The court, however, decides, that though the prisoner was not taken in
the act, yet his guilt was so manifest, that the gendarmes were justified
in acting as if they had caught him perpetrating the crime, while in
offences of great atrocity the police have also a discretionary power to
arrest offenders, even without warrants. Though in this particular
instance the result is not much to be regretted, yet it is obvious, that
the admission of such a principle, and such an interpretation of the law,
gives the police unlimited power of arrest, subject to the approval of
their superiors: whether right or wrong, therefore, the appeal is
dismissed, and the final sentence of death pronounced.

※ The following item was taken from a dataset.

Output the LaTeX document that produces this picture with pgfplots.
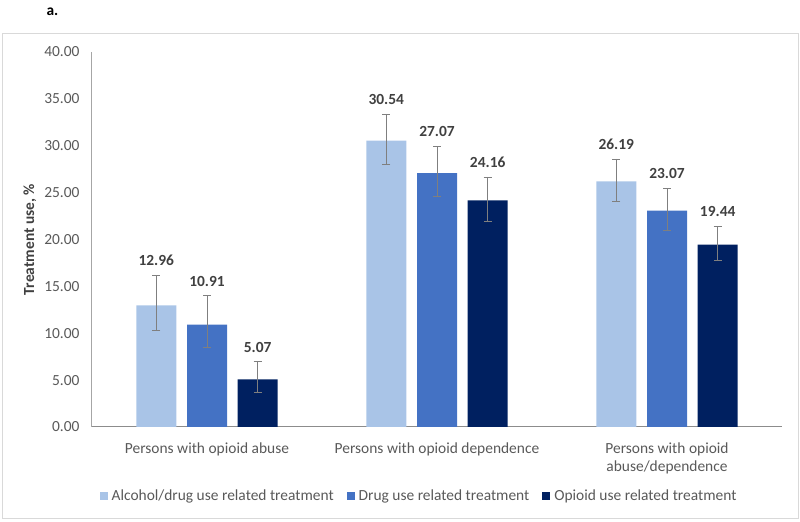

It seems that this verdict was submitted on the 24th of May by the
President of the Supreme Court to the consideration of his Holiness the
Pope, who offered no objection to its execution. The prisoner's last
chance was now gone, but, with a cruel mercy, he was left to linger on
for eight months more in uncertainty. It was only on the 3rd of January,
1860, that orders were sent from Rome to Perugia, for the execution to
take place there instead of at Cannara, on the 13th. On that day the
verdict of the court is conveyed to the unhappy wretch. On the 14th, so
the last paragraph informs us, "The condemned" Luigi Bonci "was beheaded
by the public executioner, in the market-place of Perugia, and his head
was there exposed for an hour to the gaze of the assembled multitude.